A Russian spy, who posed as a banker in New York City, today pleaded guilty to espionage-related charges after court documents revealed Russia's top intelligence service waltzed into an FBI "trap".
In a case that U.S. Attorney Preet Bharara said sounds "like a plotline from a Cold War-era movie," Evgeny Buryakov was arrested last year and accused of working as a "non-official cover" officer for Russia's foreign intelligence service, known as SVR, at a Russian bank in midtown Manhattan.
A “non-official cover” agent generally refers to an espionage agent working in a foreign nation as a private citizen -- without the protection of diplomatic immunity they would enjoy if they were hiding behind another government job. As described by the Department of Justice, "SVR agents operating under such non-official cover -- sometimes referred to as 'NOCs' -- typically are subject to less scrutiny by the host government, and, in many cases, are never identified as intelligence agents by the host government. As a result, a NOC is an extremely valuable intelligence asset for the SVR."

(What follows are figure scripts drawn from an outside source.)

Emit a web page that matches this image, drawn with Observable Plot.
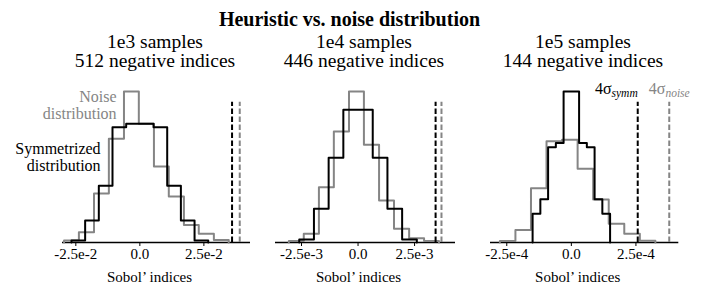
<!DOCTYPE html>
<html><head><meta charset="utf-8">
<script src="https://cdn.jsdelivr.net/npm/d3@7"></script>
<script src="https://cdn.jsdelivr.net/npm/@observablehq/plot@0.6"></script>
<style>
body{margin:0;background:#fff;}
#fig{position:relative;width:703px;height:303px;font-family:"Liberation Serif","Times New Roman",serif;color:#000;overflow:hidden;background:#fff;}
.t{position:absolute;white-space:nowrap;text-align:center;}
.p{position:absolute;top:70px;}
</style></head><body><div id="fig"></div>
<script>
// ---------- data ----------
const figTitle = "Heuristic vs. noise distribution";
const panelTitles = [["1e3 samples","512 negative indices"],["1e4 samples","446 negative indices"],["1e5 samples","144 negative indices"]];
const axisLabel = "Sobol\u2019 indices";
const tickValues = [[-0.025,0,0.025],[-0.0025,0,0.0025],[-0.00025,0,0.00025]];
const tickLabels = [["-2.5e-2","0.0","2.5e-2"],["-2.5e-3","0.0","2.5e-3"],["-2.5e-4","0.0","2.5e-4"]];
const xExtents = [[-0.0302,0.0432],[-0.00365,0.00431],[-0.000313,0.000416]];

// symmetrized distribution (black): bin edges and heights
const symmEdges1 = [-0.0267,-0.02136,-0.01602,-0.01068,-0.00534,0,0.00534,0.01068,0.01602,0.02136,0.0267];
const symmHeights1 = [2,22,56.7,115.3,118.7,118.7,115.3,56.7,22,2];
const symmEdges2 = [-0.0026,-0.00195,-0.0013,-0.00065,0,0.00065,0.0013,0.00195,0.0026];
const symmHeights2 = [3,33.7,84.7,132.7,132.7,84.7,33.7,3];
const symmEdges3 = [-1.5e-4,-1.2e-4,-0.9e-4,-0.6e-4,-0.3e-4,0,0.3e-4,0.6e-4,0.9e-4,1.2e-4,1.5e-4];
const symmHeights3 = [28.7,43.3,95.3,99.5,151,151,99.5,95.3,43.3,28.7];

// noise distribution (gray)
const noiseEdges1 = [-0.0296,-0.0238,-0.0179,-0.0121,-0.0062,-0.0004,0.0055,0.0113,0.0172,0.0230,0.0289,0.0347];
const noiseHeights1 = [2,10.3,49,103.7,151,118.7,76,46,17.5,8.7,2.5];
const noiseEdges2 = [-0.00306,-0.00240,-0.00173,-0.00107,-0.00040,0.00026,0.00093,0.00159,0.00226,0.00292,0.00358];
const noiseHeights2 = [1.5,8.7,55.3,111,151,97.7,42,13.7,4.3,1.5];
const noiseEdges3 = [-2.767e-4,-2.165e-4,-1.563e-4,-0.961e-4,-0.359e-4,0.243e-4,0.845e-4,1.447e-4,2.049e-4,2.651e-4,3.253e-4];
const noiseHeights3 = [1.5,12.5,54.2,101.2,102.8,73.7,43,18.7,8.7,1.7];

// 4-sigma thresholds
const symmThreshold = [0.0360,0.00343,2.57e-4];
const noiseThreshold = [0.0390,0.00369,3.79e-4];
const thresholdTop = 140.3;
const yMax = 151;

// legend annotations (panel 1)
const noiseLegend = {x:-0.00908, y:123.7, text:"Noise\ndistribution"};
const symmLegend = {x:-0.01532, y:72, text:"Symmetrized\ndistribution"};
const sigmaLabels = [{sub:"symm"},{sub:"noise"}];

// ---------- layout ----------
const GRAY = "#858585";
const FONT = '"Liberation Serif","Times New Roman",serif';
const panels = [
  {left:0, width:258, mL:62, mR:8, center:155},
  {left:258, width:212, mL:17, mR:15, center:364},
  {left:470, width:233, mL:20, mR:24.7, center:583}
];
const symmE = [symmEdges1,symmEdges2,symmEdges3], symmH = [symmHeights1,symmHeights2,symmHeights3];
const noiseE = [noiseEdges1,noiseEdges2,noiseEdges3], noiseH = [noiseHeights1,noiseHeights2,noiseHeights3];

function stepPoints(edges, heights){
  const pts = [{x:edges[0], y:0}];
  heights.forEach((h,i)=>pts.push({x:edges[i], y:h}));
  pts.push({x:edges[edges.length-1], y:0});
  return pts;
}

const fig = document.getElementById("fig");
panels.forEach((p,i)=>{
  const marks = [
    Plot.axisX({ticks:tickValues[i], tickFormat:d=>tickLabels[i][tickValues[i].indexOf(d)], tickSize:4, tickPadding:2, fontSize:15, fontFamily:FONT, label:null}),
    Plot.ruleY([0], {strokeWidth:1.3}),
    Plot.line(stepPoints(noiseE[i], noiseH[i]), {x:"x", y:"y", curve:"step-after", stroke:GRAY, strokeWidth:2}),
    Plot.line(stepPoints(symmE[i], symmH[i]), {x:"x", y:"y", curve:"step-after", stroke:"black", strokeWidth:2}),
    Plot.ruleX([symmThreshold[i]], {y1:0, y2:thresholdTop, stroke:"black", strokeWidth:2, strokeDasharray:"5.5,2.5"}),
    Plot.ruleX([noiseThreshold[i]], {y1:0, y2:thresholdTop, stroke:GRAY, strokeWidth:2, strokeDasharray:"5.5,2.5"}),
    Plot.text([axisLabel], {frameAnchor:"bottom", dy:39, dx:-7, lineAnchor:"bottom", fontSize:15, fontFamily:FONT})
  ];
  if (i===0){
    marks.push(Plot.text([noiseLegend], {x:"x", y:"y", text:"text", textAnchor:"end", lineAnchor:"bottom", lineHeight:1.04, fontSize:16, fontFamily:FONT, fill:GRAY}));
    marks.push(Plot.text([symmLegend], {x:"x", y:"y", text:"text", textAnchor:"end", lineAnchor:"bottom", lineHeight:1.04, fontSize:16, fontFamily:FONT, fill:"black"}));
  }
  if (i===2){
    marks.push(Plot.text([symmThreshold[i]], {x:d=>d, y:yMax, dy:2, text:()=>"4\u03c3", textAnchor:"end", lineAnchor:"bottom", fontSize:16, fontFamily:FONT, fill:"black"}));
    marks.push(Plot.text([noiseThreshold[i]], {x:d=>d, y:yMax, dy:2, text:()=>"4\u03c3", textAnchor:"middle", lineAnchor:"bottom", fontSize:16, fontFamily:FONT, fill:GRAY}));
  }
  const svg = Plot.plot({
    width:p.width, height:233, marginLeft:p.mL, marginRight:p.mR, marginTop:21, marginBottom:61,
    x:{domain:xExtents[i]}, y:{domain:[0,yMax], axis:null},
    style:{fontFamily:FONT, fontSize:"15px", background:"transparent", overflow:"visible"},
    marks
  });
  if (i===2){
    let k = 0;
    d3.select(svg).selectAll("text").filter(function(){return this.textContent==="4\u03c3";}).each(function(){
      const sub = sigmaLabels[k++].sub;
      d3.select(this).append("tspan").attr("dy","3").attr("font-size","11.5").attr("font-style","italic").text(sub);
    });
  }
  const wrap = document.createElement("div");
  wrap.className = "p";
  wrap.style.left = p.left+"px";
  wrap.appendChild(svg);
  fig.appendChild(wrap);

  panelTitles[i].forEach((line,j)=>{
    const st = document.createElement("div");
    st.className = "t";
    st.style.cssText = `left:${p.center-150}px;width:300px;top:${33.5+j*19}px;font-size:19.5px;line-height:16px;`;
    st.textContent = line;
    fig.appendChild(st);
  });
});
const tt = document.createElement("div");
tt.className = "t";
tt.style.cssText = "left:0;width:699px;top:9.25px;font-size:20px;line-height:20px;font-weight:bold;";
tt.textContent = figTitle;
fig.appendChild(tt);
</script></body></html>
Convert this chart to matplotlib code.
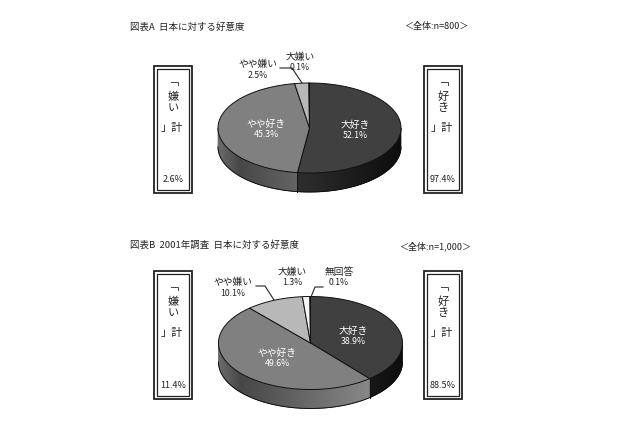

The FBI was able to uncover Buryakov, along with two alleged accomplices, by employing an undercover agent of its own and allowing the Russians to "recruit" their spy, according to a release by the Department of Justice. The "dangle," as the agent is known in espionage parlance, had posed as an analyst for a "New York-based energy company."
From then on, the FBI was able to gather information through the undercover agent, including by planting listening devices in "binders containing purported industry analysis" that were taken inside the SVR's offices, the DOJ said.
The FBI recorded conversations between two of Buryakov's colleagues in the SVR as the colleagues discussed attempts to recruit New York City residents and what kinds of intelligence Buryakov was to collect, the DOJ said. The SVR in Moscow allegedly ordered its field agents to gather information on potential U.S. sanctions against Russian banks and U.S. efforts to "develop alternative energy resources."
The DOJ said some of the recordings were made in Spring 2013, but the FBI pushed it further in 2014 by having two undercover agents meet with Buryakov about a "casino development project" in Russia. One of Buryakov's colleagues smelled a potential "trap" but told the spy to go ahead anyway so he could "make a better assessment." Months later, Buryakov was in handcuffs.
U.S. federal officials announced Buryakov's arrest in January 2015. His two colleagues, who were working under protective diplomatic cover, fled the country. A Russian news report published shortly after Buryakov's arrest was announced said that the "banker" denied the charges against him.
According to the plea deal, prosecutors will recommend Buryakov serve just 30 months in prison -- as opposed to the five year maximum for "conspiracy to act in the United States as an agent of a foreign govenrment" -- and pay a fine of up to $100,000.
"More than two decades after the end of the Cold War, Russian spies still seek to operate in our midst under the cover of secrecy," U.S. Attorney Bharara said. "But in New York, thanks to the work of the FBI and the prosecutors in my office, attempts to conduct unlawful espionage will not be overlooked. They will be investigated and prosecuted."